The ringgit weakened against the US dollar, trading at around RM4.12 per US dollar, as a more hawkish shift by the United States Federal Reserve reinforced expectations that interest rates would remain elevated for longer.
Kenanga said the US dollar strengthened after markets reduced expectations for monetary easing and repriced higher US yields following the Fed’s more cautious stance on rate cuts.
The firm noted that the ringgit came under pressure as investors adjusted their positions in favour of the greenback, with defensive allocations remaining in place amid expectations of a prolonged period of restrictive US monetary policy.
“Improved US-Iran relations and softer oil prices were insufficient to offset the impact of a more hawkish Federal Reserve outlook,” Kenanga said.
The firm added that foreign exchange markets continued to favour the US dollar as investors scaled back expectations of near-term Fed easing and maintained caution towards emerging market currencies.
Attention next week will turn to the release of the US core personal consumption expenditures (PCE) inflation data, which is expected to show a 0.3% month-on-month increase.

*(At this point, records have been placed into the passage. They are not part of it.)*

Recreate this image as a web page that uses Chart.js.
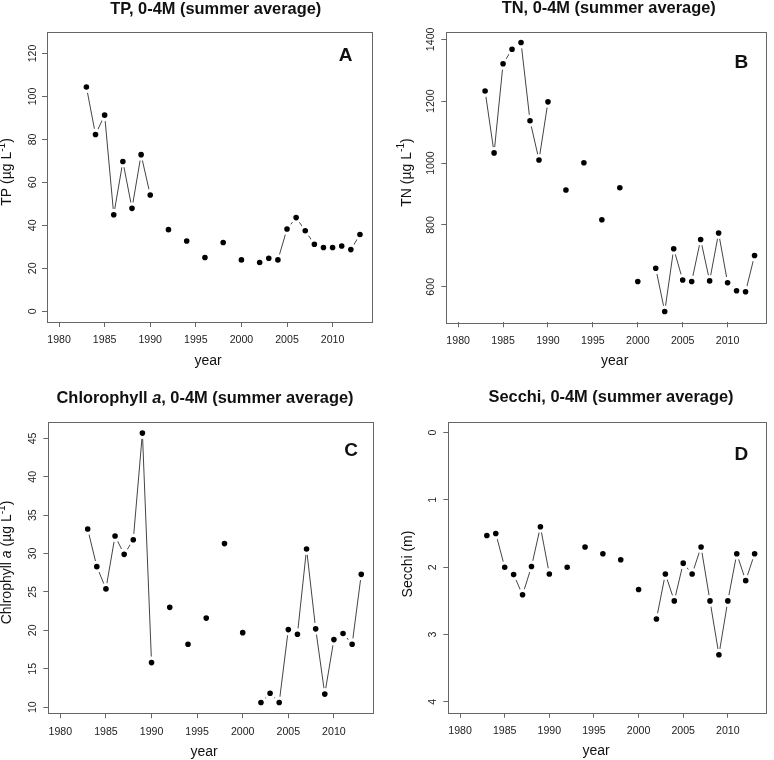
<!DOCTYPE html>
<html><head><meta charset="utf-8">
<script src="https://cdn.jsdelivr.net/npm/chart.js@4.4.1/dist/chart.umd.min.js"></script>
<style>
html,body{margin:0;padding:0;background:#fff;}
#wrap{position:relative;width:774px;height:760px;background:#fff;}
canvas{position:absolute;}
</style></head><body>
<div id="wrap">
<canvas id="cA" width="387" height="380" style="left:0;top:0"></canvas>
<canvas id="cB" width="387" height="380" style="left:387px;top:0"></canvas>
<canvas id="cC" width="387" height="380" style="left:0;top:380px"></canvas>
<canvas id="cD" width="387" height="380" style="left:387px;top:380px"></canvas>
</div>
<script>
// ---- data (summer averages, 0-4 m) ----
const years = [1983,1984,1985,1986,1987,1988,1989,1990,1991,1992,1993,1994,1995,1996,1997,1998,1999,2000,2001,2002,2003,2004,2005,2006,2007,2008,2009,2010,2011,2012,2013];
const tp = [104.4,82.3,91.3,44.9,69.7,47.9,72.9,54.1,null,38.0,null,32.7,null,25.0,null,32.0,null,23.9,null,22.7,24.7,23.9,38.3,43.6,37.5,31.2,29.7,29.7,30.4,28.7,35.7];
const tn = [1233,1033,1321,1368,1390,1137,1010,1198,null,913,null,1001,null,817,null,920,null,617,null,660,520,723,622,617,753,619,774,613,587,584,701];
const chl = [33.2,28.3,25.4,32.3,29.9,31.8,45.7,15.8,null,23.0,null,18.2,null,21.6,null,31.3,null,19.7,null,10.6,11.8,10.6,20.1,19.5,30.6,20.2,11.7,18.8,19.6,18.2,27.3];
const secchi = [1.53,1.50,2.00,2.11,2.41,1.99,1.40,2.10,null,2.00,null,1.70,null,1.80,null,1.89,null,2.33,null,2.77,2.10,2.50,1.94,2.10,1.70,2.50,3.30,2.50,1.80,2.20,1.80];

const xTicks = [1980,1985,1990,1995,2000,2005,2010];
const tpTicks = [0,20,40,60,80,100,120];
const tnTicks = [600,800,1000,1200,1400];
const chlTicks = [10,15,20,25,30,35,40,45];
const secchiTicks = [0,1,2,3,4];
const xLim = [1980,2013];
const tpLim = [0,125];
const secchiLim = [0,4];

const FAM = '"Liberation Sans", Arial, Helvetica, sans-serif';
function ext(lo,hi){const d=(hi-lo)*0.04;return [lo-d,hi+d];}
function dataLim(a){const v=a.filter(x=>x!=null);return [Math.min(...v),Math.max(...v)];}

function drawRich(ctx, segs, cx, cy, size, bold, rotate){
  ctx.save();
  ctx.translate(cx,cy);
  if(rotate) ctx.rotate(-Math.PI/2);
  const fontOf = s => (s.i?'italic ':'')+(bold?'bold ':'')+(s.sup?size*0.72:size)+'px '+FAM;
  let total=0;
  segs.forEach(s=>{ctx.font=fontOf(s);s.w=ctx.measureText(s.t).width;total+=s.w;});
  let x=-total/2;
  ctx.textBaseline='middle';ctx.textAlign='left';ctx.fillStyle='#111';
  segs.forEach(s=>{ctx.font=fontOf(s);ctx.fillText(s.t,x,s.sup?-size*0.38:0);x+=s.w;});
  ctx.restore();
}

const panels = [
 {id:'cA', vals:tp, yTicks:tpTicks, yLim:ext(...tpLim), rev:false,
  area:{l:47,t:32,r:372,b:322}, ytp:0.5,
  title:[{t:'TP, 0-4M (summer average)'}], titlePos:[215.7,9],
  ytitle:[{t:'TP (\u00b5g L'},{t:'-1',sup:true},{t:')'}], ytPos:[7.5,172],
  xtPos:[208,360.7], letter:'A', letPos:[345.5,56]},
 {id:'cB', vals:tn, yTicks:tnTicks, yLim:ext(...dataLim(tn)), rev:false,
  area:{l:59.3,t:31.7,r:380,b:322.3}, ytp:-1.5,
  title:[{t:'TN, 0-4M (summer average)'}], titlePos:[221.7,8.5],
  ytitle:[{t:'TN (\u00b5g L'},{t:'-1',sup:true},{t:')'}], ytPos:[20,172.5],
  xtPos:[227.7,360.7], letter:'B', letPos:[354.3,62.3]},
 {id:'cC', vals:chl, yTicks:chlTicks, yLim:ext(...dataLim(chl)), rev:false,
  area:{l:48.3,t:42.3,r:373.3,b:333.3}, ytp:4.5,
  title:[{t:'Chlorophyll '},{t:'a',i:true},{t:', 0-4M (summer average)'}], titlePos:[205,18.3],
  ytitle:[{t:'Chlrophyll '},{t:'a',i:true},{t:' (\u00b5g L'},{t:'-1',sup:true},{t:')'}], ytPos:[7.3,182.5],
  xtPos:[204,371.7], letter:'C', letPos:[351,71]},
 {id:'cD', vals:secchi, yTicks:secchiTicks, yLim:ext(...secchiLim), rev:true,
  area:{l:61.3,t:41.7,r:383,b:332.7}, ytp:7,
  title:[{t:'Secchi, 0-4M (summer average)'}], titlePos:[224,17.3],
  ytitle:[{t:'Secchi (m)'}], ytPos:[20.7,184],
  xtPos:[209,371], letter:'D', letPos:[354.3,75]}
];

const W=387,H=380;
panels.forEach(p=>{
  const frame = {
    id:'rframe',
    afterDraw(chart){
      const ctx=chart.ctx, a=chart.chartArea;
      ctx.save();
      ctx.strokeStyle='#666';ctx.lineWidth=1;
      ctx.strokeRect(Math.round(a.left)+0.5,Math.round(a.top)+0.5,Math.round(a.right-a.left),Math.round(a.bottom-a.top));
      drawRich(ctx,p.title,p.titlePos[0],p.titlePos[1],16.4,true,false);
      drawRich(ctx,p.ytitle,p.ytPos[0],p.ytPos[1],14,false,true);
      drawRich(ctx,[{t:'year'}],p.xtPos[0],p.xtPos[1],14,false,false);
      drawRich(ctx,[{t:p.letter}],p.letPos[0],p.letPos[1],19,true,false);
      ctx.restore();
    }
  };
  const gridOpt = {display:true,drawOnChartArea:false,drawTicks:true,tickLength:5,color:'#666',tickColor:'#666',tickWidth:1,lineWidth:1};
  new Chart(document.getElementById(p.id),{
    type:'line',
    data:{datasets:[{
      data: years.map((y,i)=>({x:y,y:p.vals[i]})),
      borderColor:'#444',borderWidth:1,
      pointRadius:4.4,pointHoverRadius:4.4,pointBorderWidth:3.2,pointHoverBorderWidth:3.2,
      pointBackgroundColor:'#000',pointBorderColor:'#fff',
      spanGaps:false,tension:0,fill:false
    }]},
    options:{
      responsive:false,animation:false,devicePixelRatio:1,
      events:[],
      layout:{padding:{left:0,top:p.area.t,right:W-p.area.r,bottom:0}},
      plugins:{legend:{display:false},title:{display:false},tooltip:{enabled:false}},
      scales:{
        x:{type:'linear',min:ext(...xLim)[0],max:ext(...xLim)[1],
          afterBuildTicks:s=>{s.ticks=xTicks.map(v=>({value:v}));},
          afterFit:s=>{s.height=H-p.area.b;},
          grid:gridOpt,border:{display:false},
          ticks:{font:{family:FAM,size:10.6},color:'#222',padding:7,maxRotation:0,minRotation:0,autoSkip:false,callback:v=>String(v)}
        },
        y:{type:'linear',min:p.yLim[0],max:p.yLim[1],reverse:p.rev,
          afterBuildTicks:s=>{s.ticks=p.yTicks.map(v=>({value:v}));},
          afterFit:s=>{s.width=p.area.l;},
          grid:gridOpt,border:{display:false},
          ticks:{font:{family:FAM,size:10.6},color:'#222',padding:p.ytp,minRotation:90,maxRotation:90,crossAlign:'center',autoSkip:false,callback:v=>String(v)}
        }
      }
    },
    plugins:[frame]
  });
});
</script>
</body></html>
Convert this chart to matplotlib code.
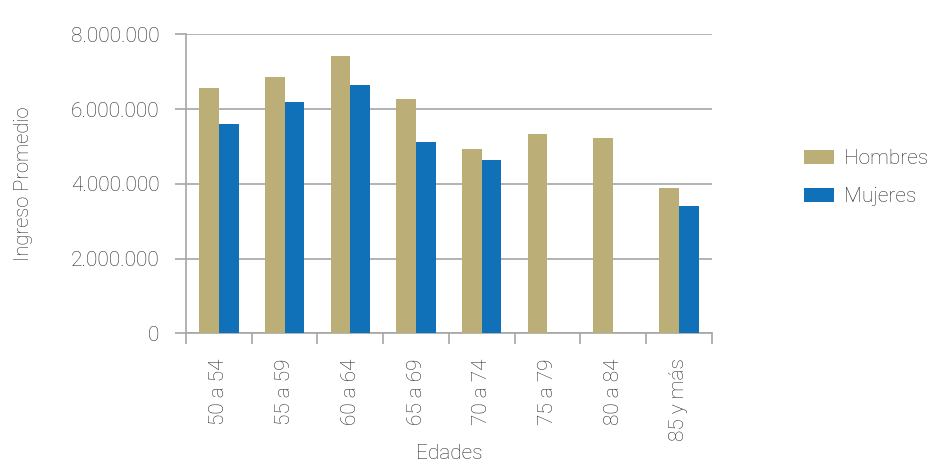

Kenanga said investors will assess whether inflation remains firm enough to justify the Fed’s extended pause in rate cuts and sustain risks of tighter monetary conditions.
Markets will also monitor developments surrounding US-Iran negotiations, particularly whether progress can be maintained during the 60-day negotiation period.
The firm noted that any disruptions arising from the three-month closure of the Strait of Hormuz could also have longer-term implications on US economic activity and inflation trends.
Kenanga expects the US-Iran framework to remain broadly intact despite possible periods of renewed tension during negotiations.
However, the Fed’s stronger emphasis on price stability and reduced expectations for policy easing are likely to keep US yields elevated compared with other major economies.
“Investors are likely to remain cautious on emerging market currencies while reassessing the prospect of a prolonged Fed pause,” it said.
Kenanga expects the US dollar-ringgit exchange rate to trade within the RM4.10 to RM4.14 range, with risks tilted towards further near-term weakness in the ringgit.
From a technical perspective, USDMYR remains in a short-term uptrend above key moving averages, with resistance seen at 4.14 and support at 4.07.